● WRITTEN INSTRUCTION: Without any pictures, restate the lines from the one containing "Rebuild this chart" to the one containing "const markersA = [22.6, 37.9];", word for word, ends included.
# # # # #
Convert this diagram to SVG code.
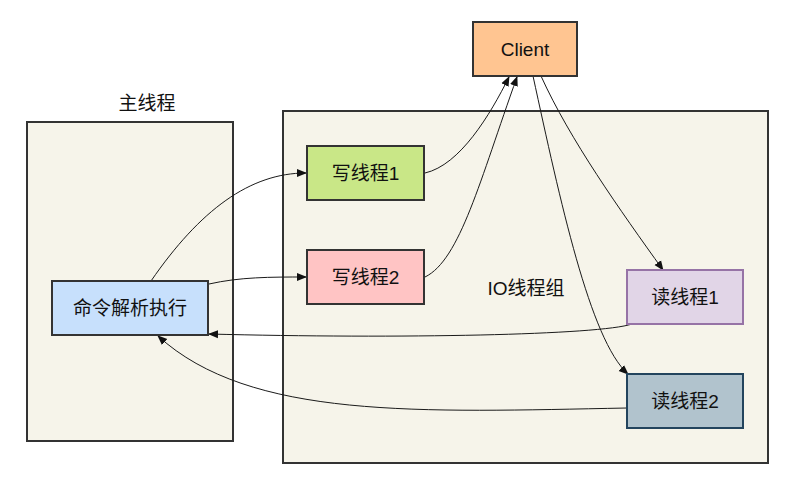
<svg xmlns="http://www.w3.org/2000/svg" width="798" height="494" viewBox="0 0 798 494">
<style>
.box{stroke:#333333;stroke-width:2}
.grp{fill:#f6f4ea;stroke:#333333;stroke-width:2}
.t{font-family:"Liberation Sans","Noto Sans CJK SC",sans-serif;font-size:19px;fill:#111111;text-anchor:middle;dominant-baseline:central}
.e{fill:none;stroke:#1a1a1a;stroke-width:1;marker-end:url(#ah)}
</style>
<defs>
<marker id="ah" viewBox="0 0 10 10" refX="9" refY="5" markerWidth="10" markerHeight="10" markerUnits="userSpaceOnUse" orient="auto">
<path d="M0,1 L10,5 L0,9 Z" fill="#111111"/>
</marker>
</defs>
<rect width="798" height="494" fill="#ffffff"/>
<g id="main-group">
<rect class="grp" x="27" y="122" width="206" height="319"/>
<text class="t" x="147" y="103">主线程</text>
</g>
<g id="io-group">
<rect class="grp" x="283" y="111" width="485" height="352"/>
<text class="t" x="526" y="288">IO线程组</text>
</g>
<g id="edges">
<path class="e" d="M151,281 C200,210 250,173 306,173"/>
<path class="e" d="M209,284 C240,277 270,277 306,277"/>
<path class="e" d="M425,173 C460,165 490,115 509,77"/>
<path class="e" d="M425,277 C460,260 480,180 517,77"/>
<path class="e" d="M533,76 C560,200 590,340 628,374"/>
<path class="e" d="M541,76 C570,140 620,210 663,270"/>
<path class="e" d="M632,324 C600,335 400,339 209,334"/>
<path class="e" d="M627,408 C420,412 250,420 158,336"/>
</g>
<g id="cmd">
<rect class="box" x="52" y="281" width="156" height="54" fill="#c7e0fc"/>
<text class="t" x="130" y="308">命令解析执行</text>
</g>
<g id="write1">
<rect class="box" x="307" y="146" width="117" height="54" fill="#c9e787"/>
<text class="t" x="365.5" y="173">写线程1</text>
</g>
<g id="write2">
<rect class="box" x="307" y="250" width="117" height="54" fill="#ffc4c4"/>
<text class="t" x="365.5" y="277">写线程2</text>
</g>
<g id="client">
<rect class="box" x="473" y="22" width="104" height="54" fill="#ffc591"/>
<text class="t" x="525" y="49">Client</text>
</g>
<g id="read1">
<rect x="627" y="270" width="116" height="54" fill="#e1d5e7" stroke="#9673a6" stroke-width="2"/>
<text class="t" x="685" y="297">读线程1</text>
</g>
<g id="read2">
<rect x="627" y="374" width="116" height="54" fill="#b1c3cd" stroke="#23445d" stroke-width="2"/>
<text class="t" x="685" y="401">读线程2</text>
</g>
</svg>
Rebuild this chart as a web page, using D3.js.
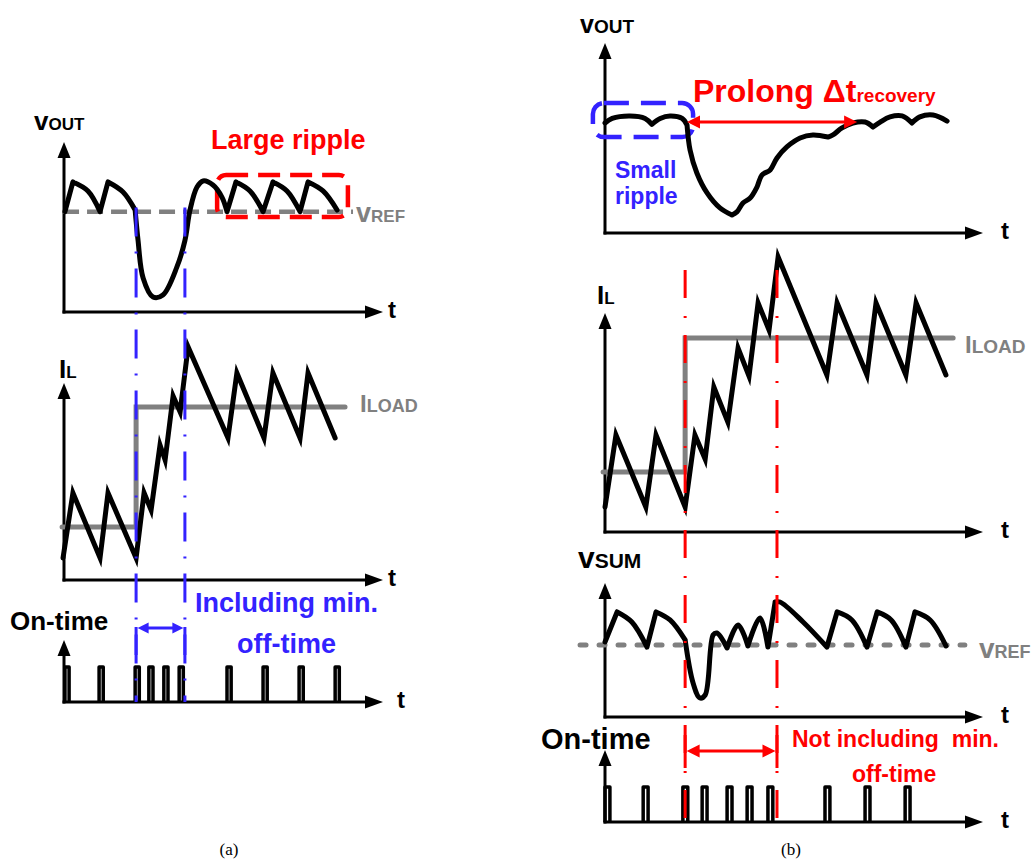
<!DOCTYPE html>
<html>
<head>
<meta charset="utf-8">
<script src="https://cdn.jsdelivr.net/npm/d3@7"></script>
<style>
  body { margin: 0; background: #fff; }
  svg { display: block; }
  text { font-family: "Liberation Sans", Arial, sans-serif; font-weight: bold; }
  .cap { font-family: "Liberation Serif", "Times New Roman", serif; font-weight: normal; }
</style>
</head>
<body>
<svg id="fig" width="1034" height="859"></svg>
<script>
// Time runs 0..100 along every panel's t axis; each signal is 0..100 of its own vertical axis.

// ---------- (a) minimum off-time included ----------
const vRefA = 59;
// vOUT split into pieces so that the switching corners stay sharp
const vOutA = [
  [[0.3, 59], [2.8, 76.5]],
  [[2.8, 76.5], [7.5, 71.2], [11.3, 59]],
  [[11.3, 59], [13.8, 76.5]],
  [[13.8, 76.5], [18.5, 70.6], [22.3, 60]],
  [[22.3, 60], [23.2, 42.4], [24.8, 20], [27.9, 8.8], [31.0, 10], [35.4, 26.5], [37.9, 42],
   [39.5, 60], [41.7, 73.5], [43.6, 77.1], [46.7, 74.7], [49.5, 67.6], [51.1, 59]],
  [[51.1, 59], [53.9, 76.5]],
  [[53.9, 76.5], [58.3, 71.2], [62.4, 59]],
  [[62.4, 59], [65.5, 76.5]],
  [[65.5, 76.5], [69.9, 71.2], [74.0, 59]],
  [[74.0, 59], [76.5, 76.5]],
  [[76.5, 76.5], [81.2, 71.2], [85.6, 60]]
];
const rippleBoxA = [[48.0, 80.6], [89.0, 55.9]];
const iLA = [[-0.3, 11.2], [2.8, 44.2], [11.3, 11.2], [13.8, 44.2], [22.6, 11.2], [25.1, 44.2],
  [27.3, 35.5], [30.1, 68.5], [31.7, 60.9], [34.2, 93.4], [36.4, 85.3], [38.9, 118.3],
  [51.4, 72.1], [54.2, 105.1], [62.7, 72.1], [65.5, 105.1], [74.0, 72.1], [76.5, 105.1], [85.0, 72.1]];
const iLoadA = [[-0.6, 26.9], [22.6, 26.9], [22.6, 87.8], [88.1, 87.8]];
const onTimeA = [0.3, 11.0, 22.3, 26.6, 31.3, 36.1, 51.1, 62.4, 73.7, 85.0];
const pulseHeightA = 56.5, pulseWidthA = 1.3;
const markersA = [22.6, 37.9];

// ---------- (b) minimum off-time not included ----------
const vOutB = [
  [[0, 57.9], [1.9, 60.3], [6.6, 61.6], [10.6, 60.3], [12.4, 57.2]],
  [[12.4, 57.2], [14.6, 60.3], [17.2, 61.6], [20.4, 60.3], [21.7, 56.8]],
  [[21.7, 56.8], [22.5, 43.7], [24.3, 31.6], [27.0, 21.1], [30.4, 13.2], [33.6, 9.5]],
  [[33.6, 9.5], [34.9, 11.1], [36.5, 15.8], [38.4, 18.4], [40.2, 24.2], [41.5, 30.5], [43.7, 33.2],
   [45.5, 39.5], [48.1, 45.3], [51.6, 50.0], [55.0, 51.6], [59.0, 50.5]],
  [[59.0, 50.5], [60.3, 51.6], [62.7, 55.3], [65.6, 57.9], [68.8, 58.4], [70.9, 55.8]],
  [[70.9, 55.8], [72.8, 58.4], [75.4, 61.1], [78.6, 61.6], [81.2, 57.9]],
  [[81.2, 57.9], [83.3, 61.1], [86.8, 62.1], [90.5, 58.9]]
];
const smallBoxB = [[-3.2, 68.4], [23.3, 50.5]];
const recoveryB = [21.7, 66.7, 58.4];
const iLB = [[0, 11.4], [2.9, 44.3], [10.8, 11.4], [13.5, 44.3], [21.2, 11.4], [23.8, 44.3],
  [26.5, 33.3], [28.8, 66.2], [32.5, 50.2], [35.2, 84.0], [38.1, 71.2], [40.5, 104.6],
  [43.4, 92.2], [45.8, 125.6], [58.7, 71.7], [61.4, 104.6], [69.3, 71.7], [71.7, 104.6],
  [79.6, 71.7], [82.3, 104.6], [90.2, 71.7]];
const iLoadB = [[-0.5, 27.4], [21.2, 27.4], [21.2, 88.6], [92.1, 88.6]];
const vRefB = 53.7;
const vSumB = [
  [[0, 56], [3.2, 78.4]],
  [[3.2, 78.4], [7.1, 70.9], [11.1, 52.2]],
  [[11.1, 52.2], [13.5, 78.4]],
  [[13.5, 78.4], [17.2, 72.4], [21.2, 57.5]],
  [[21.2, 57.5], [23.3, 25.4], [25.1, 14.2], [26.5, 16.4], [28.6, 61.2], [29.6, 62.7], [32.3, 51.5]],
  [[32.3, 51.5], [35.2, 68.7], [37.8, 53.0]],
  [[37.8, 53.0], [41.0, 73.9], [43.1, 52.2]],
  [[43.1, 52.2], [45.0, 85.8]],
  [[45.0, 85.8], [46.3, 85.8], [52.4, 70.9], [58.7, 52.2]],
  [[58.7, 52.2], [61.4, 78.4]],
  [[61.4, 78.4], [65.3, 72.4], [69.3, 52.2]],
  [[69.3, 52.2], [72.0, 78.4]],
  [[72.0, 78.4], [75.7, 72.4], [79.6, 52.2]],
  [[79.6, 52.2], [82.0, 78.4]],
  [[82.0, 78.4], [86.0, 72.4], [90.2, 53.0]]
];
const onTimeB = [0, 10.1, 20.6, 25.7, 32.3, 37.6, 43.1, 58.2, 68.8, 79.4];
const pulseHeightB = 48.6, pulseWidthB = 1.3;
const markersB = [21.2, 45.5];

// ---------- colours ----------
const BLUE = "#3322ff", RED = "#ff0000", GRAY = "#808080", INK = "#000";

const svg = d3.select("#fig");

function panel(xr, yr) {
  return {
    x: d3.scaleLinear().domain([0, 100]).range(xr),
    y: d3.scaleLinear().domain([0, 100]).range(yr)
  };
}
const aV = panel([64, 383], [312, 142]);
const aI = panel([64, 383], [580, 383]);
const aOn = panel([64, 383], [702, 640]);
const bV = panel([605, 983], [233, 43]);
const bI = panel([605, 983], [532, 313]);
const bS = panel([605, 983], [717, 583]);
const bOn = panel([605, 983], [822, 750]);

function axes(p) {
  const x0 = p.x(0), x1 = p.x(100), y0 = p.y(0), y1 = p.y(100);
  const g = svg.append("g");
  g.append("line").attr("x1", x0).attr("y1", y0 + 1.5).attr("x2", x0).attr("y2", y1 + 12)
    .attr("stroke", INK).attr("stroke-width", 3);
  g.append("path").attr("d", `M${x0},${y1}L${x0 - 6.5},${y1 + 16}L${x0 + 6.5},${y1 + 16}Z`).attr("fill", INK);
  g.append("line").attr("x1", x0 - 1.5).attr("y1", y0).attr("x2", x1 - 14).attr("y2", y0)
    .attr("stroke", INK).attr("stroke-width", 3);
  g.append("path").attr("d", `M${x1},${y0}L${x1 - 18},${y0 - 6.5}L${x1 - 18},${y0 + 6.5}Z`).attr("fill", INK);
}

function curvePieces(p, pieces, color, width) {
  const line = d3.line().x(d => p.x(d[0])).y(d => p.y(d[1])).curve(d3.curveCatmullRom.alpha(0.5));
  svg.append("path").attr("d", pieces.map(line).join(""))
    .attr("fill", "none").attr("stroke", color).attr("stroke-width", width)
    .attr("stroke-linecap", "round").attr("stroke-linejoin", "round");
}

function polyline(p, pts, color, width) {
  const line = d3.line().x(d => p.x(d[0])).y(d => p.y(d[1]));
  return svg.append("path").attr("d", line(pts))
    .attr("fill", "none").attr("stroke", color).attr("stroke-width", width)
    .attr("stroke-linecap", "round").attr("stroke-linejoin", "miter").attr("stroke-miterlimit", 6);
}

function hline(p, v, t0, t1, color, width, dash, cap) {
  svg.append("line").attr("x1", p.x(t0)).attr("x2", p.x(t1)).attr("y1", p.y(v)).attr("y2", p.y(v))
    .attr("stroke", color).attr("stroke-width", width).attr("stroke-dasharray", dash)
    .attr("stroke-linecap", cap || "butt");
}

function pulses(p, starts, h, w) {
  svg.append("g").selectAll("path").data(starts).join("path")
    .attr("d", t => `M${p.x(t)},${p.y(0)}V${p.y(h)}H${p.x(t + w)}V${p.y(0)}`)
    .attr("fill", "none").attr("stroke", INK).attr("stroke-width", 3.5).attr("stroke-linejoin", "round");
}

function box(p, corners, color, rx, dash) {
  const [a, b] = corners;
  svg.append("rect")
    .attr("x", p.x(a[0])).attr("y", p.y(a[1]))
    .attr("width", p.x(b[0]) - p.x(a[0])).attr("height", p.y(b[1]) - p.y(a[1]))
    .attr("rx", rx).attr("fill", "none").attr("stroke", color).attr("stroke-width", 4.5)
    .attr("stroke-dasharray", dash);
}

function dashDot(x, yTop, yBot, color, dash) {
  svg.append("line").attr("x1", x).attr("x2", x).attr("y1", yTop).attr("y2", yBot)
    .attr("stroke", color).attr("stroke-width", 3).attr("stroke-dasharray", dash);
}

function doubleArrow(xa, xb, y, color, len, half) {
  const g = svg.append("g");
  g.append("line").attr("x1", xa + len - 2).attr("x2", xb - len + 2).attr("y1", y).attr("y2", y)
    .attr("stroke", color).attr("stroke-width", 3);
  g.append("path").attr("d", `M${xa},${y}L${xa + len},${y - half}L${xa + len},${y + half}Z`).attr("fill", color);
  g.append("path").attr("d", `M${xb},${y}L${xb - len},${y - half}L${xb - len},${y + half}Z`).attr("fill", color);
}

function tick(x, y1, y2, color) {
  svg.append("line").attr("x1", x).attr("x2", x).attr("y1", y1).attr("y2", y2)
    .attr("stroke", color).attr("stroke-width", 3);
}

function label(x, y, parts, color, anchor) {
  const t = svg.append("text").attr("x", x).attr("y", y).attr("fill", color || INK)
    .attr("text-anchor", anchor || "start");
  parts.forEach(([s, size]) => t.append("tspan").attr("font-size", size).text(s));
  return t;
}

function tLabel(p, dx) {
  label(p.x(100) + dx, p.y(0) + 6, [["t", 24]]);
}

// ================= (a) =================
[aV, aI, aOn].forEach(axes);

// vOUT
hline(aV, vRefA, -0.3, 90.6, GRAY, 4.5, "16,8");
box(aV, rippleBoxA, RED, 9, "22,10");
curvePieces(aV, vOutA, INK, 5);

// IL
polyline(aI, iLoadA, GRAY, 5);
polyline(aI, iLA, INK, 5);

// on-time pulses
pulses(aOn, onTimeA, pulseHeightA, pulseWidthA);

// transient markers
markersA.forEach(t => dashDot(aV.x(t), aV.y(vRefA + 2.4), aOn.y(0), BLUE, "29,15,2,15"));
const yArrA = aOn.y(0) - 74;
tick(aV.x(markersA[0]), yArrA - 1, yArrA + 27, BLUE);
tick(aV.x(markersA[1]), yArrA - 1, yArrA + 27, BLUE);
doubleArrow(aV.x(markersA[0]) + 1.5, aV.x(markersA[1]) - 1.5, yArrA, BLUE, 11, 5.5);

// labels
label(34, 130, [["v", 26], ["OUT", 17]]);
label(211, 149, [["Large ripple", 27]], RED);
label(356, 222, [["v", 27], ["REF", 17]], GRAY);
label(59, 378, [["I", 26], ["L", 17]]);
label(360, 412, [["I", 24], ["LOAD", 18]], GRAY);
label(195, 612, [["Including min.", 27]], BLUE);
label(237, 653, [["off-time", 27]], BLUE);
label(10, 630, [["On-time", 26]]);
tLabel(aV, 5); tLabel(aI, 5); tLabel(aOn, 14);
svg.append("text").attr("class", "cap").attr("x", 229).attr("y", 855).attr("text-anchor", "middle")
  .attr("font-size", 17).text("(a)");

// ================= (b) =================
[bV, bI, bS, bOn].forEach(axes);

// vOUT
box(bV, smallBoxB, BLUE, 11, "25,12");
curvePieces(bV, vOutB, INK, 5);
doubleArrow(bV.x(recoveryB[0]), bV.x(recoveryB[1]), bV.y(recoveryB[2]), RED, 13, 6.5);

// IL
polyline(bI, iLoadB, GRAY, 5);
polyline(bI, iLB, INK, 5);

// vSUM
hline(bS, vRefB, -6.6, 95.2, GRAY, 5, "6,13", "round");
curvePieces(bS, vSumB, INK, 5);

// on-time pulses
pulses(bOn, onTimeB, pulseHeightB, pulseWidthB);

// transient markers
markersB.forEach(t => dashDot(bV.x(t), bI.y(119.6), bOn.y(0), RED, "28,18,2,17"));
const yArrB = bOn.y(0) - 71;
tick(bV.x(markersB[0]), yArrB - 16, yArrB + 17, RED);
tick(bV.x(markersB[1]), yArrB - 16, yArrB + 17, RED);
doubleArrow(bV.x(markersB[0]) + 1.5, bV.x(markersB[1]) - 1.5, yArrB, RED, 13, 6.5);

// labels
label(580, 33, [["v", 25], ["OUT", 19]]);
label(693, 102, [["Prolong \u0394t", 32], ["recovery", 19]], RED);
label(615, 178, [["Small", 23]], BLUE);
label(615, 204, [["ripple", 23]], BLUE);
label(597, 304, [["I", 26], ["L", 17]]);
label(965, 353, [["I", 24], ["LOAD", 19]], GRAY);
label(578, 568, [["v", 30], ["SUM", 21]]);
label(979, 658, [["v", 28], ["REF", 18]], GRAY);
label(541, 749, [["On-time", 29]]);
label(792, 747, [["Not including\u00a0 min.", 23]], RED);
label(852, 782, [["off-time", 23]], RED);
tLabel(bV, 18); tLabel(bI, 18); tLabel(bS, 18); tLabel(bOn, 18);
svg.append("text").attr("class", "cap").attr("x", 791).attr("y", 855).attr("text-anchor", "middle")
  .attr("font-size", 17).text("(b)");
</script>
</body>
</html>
# # # # #
● THE ANSWER:
Rebuild this chart as a web page, using D3.js.
<!DOCTYPE html>
<html>
<head>
<meta charset="utf-8">
<script src="https://cdn.jsdelivr.net/npm/d3@7"></script>
<style>
  body { margin: 0; background: #fff; }
  svg { display: block; }
  text { font-family: "Liberation Sans", Arial, sans-serif; font-weight: bold; }
  .cap { font-family: "Liberation Serif", "Times New Roman", serif; font-weight: normal; }
</style>
</head>
<body>
<svg id="fig" width="1034" height="859"></svg>
<script>
// Time runs 0..100 along every panel's t axis; each signal is 0..100 of its own vertical axis.

// ---------- (a) minimum off-time included ----------
const vRefA = 59;
// vOUT split into pieces so that the switching corners stay sharp
const vOutA = [
  [[0.3, 59], [2.8, 76.5]],
  [[2.8, 76.5], [7.5, 71.2], [11.3, 59]],
  [[11.3, 59], [13.8, 76.5]],
  [[13.8, 76.5], [18.5, 70.6], [22.3, 60]],
  [[22.3, 60], [23.2, 42.4], [24.8, 20], [27.9, 8.8], [31.0, 10], [35.4, 26.5], [37.9, 42],
   [39.5, 60], [41.7, 73.5], [43.6, 77.1], [46.7, 74.7], [49.5, 67.6], [51.1, 59]],
  [[51.1, 59], [53.9, 76.5]],
  [[53.9, 76.5], [58.3, 71.2], [62.4, 59]],
  [[62.4, 59], [65.5, 76.5]],
  [[65.5, 76.5], [69.9, 71.2], [74.0, 59]],
  [[74.0, 59], [76.5, 76.5]],
  [[76.5, 76.5], [81.2, 71.2], [85.6, 60]]
];
const rippleBoxA = [[48.0, 80.6], [89.0, 55.9]];
const iLA = [[-0.3, 11.2], [2.8, 44.2], [11.3, 11.2], [13.8, 44.2], [22.6, 11.2], [25.1, 44.2],
  [27.3, 35.5], [30.1, 68.5], [31.7, 60.9], [34.2, 93.4], [36.4, 85.3], [38.9, 118.3],
  [51.4, 72.1], [54.2, 105.1], [62.7, 72.1], [65.5, 105.1], [74.0, 72.1], [76.5, 105.1], [85.0, 72.1]];
const iLoadA = [[-0.6, 26.9], [22.6, 26.9], [22.6, 87.8], [88.1, 87.8]];
const onTimeA = [0.3, 11.0, 22.3, 26.6, 31.3, 36.1, 51.1, 62.4, 73.7, 85.0];
const pulseHeightA = 56.5, pulseWidthA = 1.3;
const markersA = [22.6, 37.9];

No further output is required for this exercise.